We were having a discussion this morning about purpose in life and, more specifically, whether or not I in particular have one. And we determined that my purpose in life is to bear the burden of suffering that everyone else cannot carry. (You’re welcome.) One would think, given the terrible weight I shoulder while I weep for the rest of the world, I would welcome any warning that my lifespan is finite and that eventually this load will be lifted from my broken frame. And, sure, yes, in the abstract it is a relief to be reminded that at some point the anguish will end. But what no one tells you is just how long life lasts, particularly now that Trump is president and every hour feels like four fucking days.
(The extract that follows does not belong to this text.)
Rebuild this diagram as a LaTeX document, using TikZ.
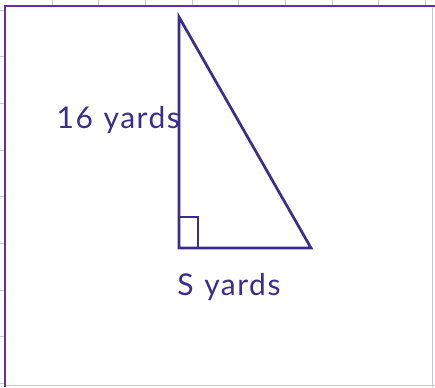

Can you even conceive of how long it’s going to be until 2020 is over? What a goddamn nightmare.
Anyway, where was I? Oh, right, suffering and death. I guess your takeaway should be that while I’m doing as much of the work for you as I can desperation-wise there is still plenty to go around, so if you feel a little down these days you are right to, because everything is terrible. But also: You are probably not yet at the point where everything reminds you that the high points that have happened to you are in the past and that the future holds mainly diminished or depleted versions of them, punctuated by continuing reminders that it used to be better but you’ve got to keep going through the motions until it finally all ends, hopefully without much pain but probably not.